_EXERCISE:_ Copy exactly the lines from the one containing "Rebuild this chart" through the one containing "var seriesNames = ['CB-ECR-ND-1', 'CB-ECR-ND-2', 'CB-ECR-ND-3']", both included, and nothing else.

_Data records:_
-------------------------

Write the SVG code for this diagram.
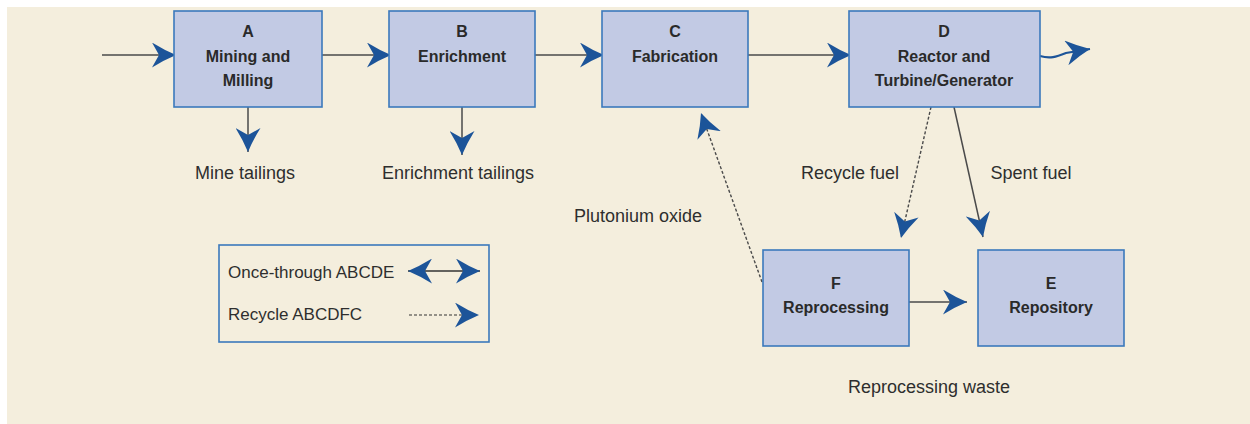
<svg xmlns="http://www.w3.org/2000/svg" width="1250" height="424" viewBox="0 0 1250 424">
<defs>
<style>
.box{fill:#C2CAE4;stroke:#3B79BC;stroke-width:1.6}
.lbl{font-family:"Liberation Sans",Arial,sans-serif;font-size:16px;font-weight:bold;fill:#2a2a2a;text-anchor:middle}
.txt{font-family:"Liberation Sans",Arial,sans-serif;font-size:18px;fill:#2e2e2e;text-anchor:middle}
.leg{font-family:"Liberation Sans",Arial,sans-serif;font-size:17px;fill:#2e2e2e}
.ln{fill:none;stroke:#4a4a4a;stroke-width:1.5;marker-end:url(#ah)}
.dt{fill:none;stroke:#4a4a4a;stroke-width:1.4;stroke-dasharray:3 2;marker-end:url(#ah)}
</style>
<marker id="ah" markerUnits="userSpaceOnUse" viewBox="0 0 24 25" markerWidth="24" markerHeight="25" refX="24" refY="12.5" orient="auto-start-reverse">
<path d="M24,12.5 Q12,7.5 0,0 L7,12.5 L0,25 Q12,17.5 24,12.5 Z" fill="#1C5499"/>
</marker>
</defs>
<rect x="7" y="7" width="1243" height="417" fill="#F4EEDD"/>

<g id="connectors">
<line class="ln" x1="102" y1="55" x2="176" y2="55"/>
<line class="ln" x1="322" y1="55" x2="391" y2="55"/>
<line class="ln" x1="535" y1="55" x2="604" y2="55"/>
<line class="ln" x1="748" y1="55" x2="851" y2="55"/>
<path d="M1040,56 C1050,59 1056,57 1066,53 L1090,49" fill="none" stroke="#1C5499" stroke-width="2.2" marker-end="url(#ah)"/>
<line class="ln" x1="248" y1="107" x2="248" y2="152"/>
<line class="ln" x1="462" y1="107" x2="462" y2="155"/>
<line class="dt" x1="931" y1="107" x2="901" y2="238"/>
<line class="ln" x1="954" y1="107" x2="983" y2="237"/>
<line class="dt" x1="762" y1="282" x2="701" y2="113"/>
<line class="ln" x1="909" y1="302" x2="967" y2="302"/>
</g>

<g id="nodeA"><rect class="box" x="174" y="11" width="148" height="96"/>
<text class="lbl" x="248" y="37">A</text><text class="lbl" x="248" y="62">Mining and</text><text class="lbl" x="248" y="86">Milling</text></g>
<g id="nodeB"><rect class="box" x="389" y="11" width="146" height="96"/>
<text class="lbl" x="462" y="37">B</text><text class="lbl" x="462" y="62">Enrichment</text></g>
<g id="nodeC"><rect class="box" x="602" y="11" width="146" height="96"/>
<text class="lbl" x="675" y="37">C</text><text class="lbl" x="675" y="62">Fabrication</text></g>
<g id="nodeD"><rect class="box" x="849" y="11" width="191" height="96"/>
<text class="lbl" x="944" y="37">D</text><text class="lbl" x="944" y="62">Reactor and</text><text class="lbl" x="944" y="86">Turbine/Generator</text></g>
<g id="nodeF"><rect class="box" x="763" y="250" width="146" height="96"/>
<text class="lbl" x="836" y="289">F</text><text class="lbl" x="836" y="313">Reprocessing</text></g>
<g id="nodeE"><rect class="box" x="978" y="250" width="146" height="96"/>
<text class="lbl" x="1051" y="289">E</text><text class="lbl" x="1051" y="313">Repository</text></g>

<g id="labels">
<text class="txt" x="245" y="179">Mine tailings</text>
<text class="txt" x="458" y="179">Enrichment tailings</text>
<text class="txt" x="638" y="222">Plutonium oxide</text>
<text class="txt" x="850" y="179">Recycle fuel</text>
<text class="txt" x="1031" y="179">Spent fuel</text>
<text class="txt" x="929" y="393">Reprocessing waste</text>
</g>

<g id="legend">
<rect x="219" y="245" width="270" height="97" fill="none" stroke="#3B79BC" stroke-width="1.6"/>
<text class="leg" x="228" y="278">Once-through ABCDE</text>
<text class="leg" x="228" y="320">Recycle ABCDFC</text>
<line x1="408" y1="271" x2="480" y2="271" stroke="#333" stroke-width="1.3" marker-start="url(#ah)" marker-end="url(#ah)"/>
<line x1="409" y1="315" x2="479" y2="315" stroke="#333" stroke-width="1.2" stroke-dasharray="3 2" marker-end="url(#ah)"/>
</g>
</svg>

-------------------------

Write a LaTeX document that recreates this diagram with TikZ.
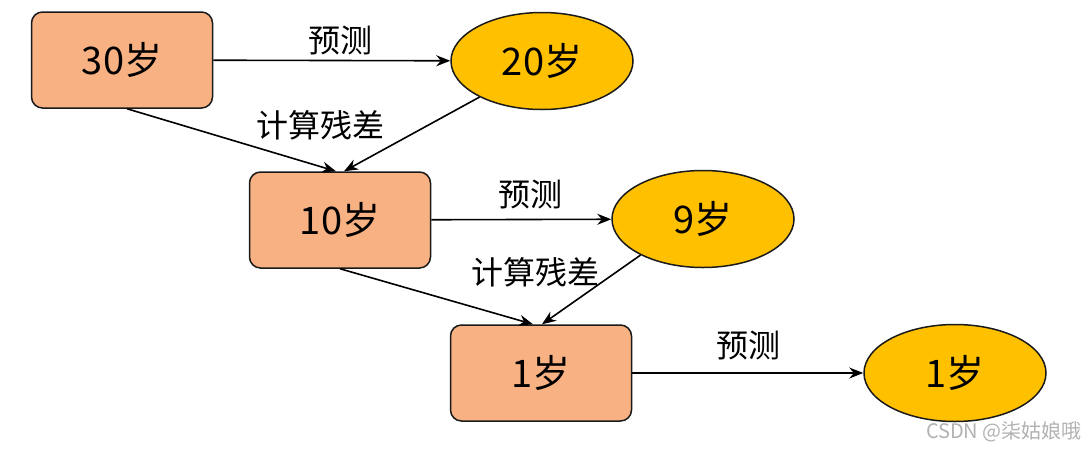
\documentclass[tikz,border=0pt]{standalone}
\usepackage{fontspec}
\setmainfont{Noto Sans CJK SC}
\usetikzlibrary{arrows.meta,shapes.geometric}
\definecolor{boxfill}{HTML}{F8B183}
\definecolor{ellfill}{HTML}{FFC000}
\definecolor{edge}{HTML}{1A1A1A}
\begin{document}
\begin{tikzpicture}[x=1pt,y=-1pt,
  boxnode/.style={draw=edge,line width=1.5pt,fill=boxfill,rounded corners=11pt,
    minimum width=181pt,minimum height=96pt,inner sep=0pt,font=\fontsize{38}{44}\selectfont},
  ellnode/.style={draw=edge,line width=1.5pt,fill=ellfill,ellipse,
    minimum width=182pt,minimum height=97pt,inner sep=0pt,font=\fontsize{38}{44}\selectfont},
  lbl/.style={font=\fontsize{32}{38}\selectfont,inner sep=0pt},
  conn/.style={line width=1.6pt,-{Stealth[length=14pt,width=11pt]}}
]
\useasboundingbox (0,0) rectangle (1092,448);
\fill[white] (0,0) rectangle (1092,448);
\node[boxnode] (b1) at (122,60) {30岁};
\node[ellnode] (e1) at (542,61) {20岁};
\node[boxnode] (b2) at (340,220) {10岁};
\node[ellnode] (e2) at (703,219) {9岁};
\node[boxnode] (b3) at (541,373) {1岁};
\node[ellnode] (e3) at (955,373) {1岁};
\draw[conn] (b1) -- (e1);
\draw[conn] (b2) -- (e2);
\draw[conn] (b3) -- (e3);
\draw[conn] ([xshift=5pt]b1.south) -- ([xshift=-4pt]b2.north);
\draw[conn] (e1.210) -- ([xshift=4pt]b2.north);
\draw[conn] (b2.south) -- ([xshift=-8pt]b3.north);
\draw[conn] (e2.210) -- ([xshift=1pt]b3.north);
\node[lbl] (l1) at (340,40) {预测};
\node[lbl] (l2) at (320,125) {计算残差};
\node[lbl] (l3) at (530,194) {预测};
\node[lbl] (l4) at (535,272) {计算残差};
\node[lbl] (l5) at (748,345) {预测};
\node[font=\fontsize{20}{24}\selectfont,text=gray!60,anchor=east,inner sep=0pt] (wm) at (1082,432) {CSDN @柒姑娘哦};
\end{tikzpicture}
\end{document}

-------------------------

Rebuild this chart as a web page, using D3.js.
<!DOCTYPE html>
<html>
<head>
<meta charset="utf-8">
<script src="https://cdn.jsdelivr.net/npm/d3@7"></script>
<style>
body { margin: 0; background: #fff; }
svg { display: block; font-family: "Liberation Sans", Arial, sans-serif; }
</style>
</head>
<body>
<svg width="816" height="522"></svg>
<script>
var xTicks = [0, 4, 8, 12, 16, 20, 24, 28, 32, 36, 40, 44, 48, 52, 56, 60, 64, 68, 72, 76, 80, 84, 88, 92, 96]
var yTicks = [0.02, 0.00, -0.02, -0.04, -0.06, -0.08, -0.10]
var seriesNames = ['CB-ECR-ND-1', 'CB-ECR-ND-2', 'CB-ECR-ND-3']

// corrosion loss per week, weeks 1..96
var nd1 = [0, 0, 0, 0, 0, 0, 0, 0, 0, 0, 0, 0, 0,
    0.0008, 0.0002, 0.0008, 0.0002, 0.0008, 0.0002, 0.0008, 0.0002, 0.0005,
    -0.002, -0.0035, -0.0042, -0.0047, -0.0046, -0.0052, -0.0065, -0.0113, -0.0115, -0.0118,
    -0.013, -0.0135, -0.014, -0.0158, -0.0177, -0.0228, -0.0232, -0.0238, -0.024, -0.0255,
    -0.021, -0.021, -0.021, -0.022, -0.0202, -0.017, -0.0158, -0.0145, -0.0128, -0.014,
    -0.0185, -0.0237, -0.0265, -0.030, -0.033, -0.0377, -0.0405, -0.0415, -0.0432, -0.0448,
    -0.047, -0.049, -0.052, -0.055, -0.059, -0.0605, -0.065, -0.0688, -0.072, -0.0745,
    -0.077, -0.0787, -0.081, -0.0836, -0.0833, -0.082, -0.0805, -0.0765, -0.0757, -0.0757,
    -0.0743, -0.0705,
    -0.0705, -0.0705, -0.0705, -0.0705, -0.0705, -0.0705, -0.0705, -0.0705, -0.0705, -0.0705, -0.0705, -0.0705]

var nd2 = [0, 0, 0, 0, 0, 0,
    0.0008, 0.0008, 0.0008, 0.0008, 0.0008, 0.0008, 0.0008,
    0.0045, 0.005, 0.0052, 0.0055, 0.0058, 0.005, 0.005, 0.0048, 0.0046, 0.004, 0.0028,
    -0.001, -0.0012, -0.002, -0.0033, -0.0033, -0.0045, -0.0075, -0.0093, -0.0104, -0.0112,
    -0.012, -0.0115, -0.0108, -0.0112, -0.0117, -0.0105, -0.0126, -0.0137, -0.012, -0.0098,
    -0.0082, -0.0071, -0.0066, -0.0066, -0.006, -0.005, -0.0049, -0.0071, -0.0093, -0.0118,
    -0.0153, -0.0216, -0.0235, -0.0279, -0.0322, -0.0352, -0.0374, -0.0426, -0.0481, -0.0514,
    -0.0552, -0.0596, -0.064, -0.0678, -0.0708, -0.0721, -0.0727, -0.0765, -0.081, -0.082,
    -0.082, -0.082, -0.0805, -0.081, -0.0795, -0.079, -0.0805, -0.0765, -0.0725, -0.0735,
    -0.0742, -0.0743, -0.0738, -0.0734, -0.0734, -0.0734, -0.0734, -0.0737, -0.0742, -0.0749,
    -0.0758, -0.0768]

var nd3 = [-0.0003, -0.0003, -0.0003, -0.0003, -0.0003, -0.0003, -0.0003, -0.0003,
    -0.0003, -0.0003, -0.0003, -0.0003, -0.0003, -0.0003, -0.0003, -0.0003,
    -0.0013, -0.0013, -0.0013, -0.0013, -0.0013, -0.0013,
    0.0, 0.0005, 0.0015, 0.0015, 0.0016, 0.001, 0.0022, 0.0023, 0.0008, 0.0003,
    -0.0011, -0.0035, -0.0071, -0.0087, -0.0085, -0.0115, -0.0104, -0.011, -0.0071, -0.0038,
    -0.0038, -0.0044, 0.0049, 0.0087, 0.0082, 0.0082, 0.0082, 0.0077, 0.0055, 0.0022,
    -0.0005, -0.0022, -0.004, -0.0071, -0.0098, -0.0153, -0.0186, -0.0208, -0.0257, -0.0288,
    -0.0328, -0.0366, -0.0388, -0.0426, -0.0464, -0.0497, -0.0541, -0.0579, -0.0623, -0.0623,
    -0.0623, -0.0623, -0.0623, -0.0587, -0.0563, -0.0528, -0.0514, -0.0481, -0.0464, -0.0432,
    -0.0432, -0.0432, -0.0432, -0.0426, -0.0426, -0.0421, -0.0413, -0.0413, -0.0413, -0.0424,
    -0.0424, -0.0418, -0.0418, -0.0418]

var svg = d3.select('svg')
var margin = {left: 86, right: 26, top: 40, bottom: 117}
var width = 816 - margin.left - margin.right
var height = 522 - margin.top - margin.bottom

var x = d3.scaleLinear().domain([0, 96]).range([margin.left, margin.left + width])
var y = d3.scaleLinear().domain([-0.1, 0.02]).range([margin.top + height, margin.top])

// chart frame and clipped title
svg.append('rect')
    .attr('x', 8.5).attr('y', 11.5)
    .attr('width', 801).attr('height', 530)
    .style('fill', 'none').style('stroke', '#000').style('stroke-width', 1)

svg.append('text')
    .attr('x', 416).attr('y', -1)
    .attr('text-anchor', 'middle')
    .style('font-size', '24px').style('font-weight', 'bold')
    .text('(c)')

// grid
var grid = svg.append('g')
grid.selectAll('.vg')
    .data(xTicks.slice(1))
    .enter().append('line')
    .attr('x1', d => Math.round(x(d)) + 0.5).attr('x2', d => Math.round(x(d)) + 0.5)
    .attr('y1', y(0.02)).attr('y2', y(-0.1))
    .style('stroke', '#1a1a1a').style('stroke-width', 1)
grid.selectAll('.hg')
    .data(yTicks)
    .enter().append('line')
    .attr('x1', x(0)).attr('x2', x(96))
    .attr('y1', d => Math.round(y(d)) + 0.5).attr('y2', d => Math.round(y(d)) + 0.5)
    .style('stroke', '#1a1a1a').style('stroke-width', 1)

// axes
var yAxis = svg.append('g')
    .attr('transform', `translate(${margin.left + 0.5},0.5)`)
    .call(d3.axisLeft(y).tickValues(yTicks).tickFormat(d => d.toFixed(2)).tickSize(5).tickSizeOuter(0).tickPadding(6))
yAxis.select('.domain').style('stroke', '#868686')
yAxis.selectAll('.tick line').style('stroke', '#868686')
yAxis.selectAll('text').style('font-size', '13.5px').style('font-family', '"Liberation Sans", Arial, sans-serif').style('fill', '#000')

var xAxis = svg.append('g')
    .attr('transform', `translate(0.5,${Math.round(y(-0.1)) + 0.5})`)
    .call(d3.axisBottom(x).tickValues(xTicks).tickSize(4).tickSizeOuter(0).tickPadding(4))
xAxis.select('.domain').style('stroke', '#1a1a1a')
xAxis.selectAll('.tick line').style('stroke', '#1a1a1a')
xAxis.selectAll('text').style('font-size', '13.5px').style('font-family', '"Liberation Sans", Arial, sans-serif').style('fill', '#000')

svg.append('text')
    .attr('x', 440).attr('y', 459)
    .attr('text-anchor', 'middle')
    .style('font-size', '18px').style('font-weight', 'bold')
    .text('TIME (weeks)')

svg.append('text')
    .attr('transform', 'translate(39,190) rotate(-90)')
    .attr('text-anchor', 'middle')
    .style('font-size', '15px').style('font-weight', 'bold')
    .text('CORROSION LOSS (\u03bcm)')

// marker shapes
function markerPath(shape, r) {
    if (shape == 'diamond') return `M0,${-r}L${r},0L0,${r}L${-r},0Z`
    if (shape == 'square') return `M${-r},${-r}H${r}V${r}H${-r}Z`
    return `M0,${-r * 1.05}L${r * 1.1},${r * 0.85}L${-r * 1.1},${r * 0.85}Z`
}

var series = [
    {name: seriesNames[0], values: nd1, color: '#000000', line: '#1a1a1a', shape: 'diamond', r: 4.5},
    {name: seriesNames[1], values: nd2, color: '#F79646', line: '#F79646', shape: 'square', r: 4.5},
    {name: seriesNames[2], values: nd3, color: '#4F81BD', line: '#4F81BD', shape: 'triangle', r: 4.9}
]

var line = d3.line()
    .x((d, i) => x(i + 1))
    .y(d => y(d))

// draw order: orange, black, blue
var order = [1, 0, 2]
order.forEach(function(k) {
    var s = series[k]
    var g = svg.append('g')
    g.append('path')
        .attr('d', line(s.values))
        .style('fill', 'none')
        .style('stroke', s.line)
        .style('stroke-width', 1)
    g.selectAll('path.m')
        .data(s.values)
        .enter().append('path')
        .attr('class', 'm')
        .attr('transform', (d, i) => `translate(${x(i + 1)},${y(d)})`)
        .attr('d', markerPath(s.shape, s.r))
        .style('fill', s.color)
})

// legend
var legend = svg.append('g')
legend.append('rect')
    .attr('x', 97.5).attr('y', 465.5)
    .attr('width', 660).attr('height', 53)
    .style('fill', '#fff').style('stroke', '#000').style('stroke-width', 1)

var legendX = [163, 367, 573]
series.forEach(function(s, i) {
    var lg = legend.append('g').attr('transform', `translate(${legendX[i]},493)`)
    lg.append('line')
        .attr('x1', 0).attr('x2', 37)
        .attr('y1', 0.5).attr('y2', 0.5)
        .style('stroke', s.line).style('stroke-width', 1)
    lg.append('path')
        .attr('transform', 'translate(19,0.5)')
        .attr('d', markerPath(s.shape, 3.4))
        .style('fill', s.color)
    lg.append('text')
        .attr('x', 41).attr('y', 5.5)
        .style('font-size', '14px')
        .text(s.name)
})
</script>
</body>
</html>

-------------------------

_TASK SOLUTION:_
Rebuild this chart as a web page, using D3.js.
<!DOCTYPE html>
<html>
<head>
<meta charset="utf-8">
<script src="https://cdn.jsdelivr.net/npm/d3@7"></script>
<style>
body { margin: 0; background: #fff; }
svg { display: block; font-family: "Liberation Sans", Arial, sans-serif; }
</style>
</head>
<body>
<svg width="816" height="522"></svg>
<script>
var xTicks = [0, 4, 8, 12, 16, 20, 24, 28, 32, 36, 40, 44, 48, 52, 56, 60, 64, 68, 72, 76, 80, 84, 88, 92, 96]
var yTicks = [0.02, 0.00, -0.02, -0.04, -0.06, -0.08, -0.10]
var seriesNames = ['CB-ECR-ND-1', 'CB-ECR-ND-2', 'CB-ECR-ND-3']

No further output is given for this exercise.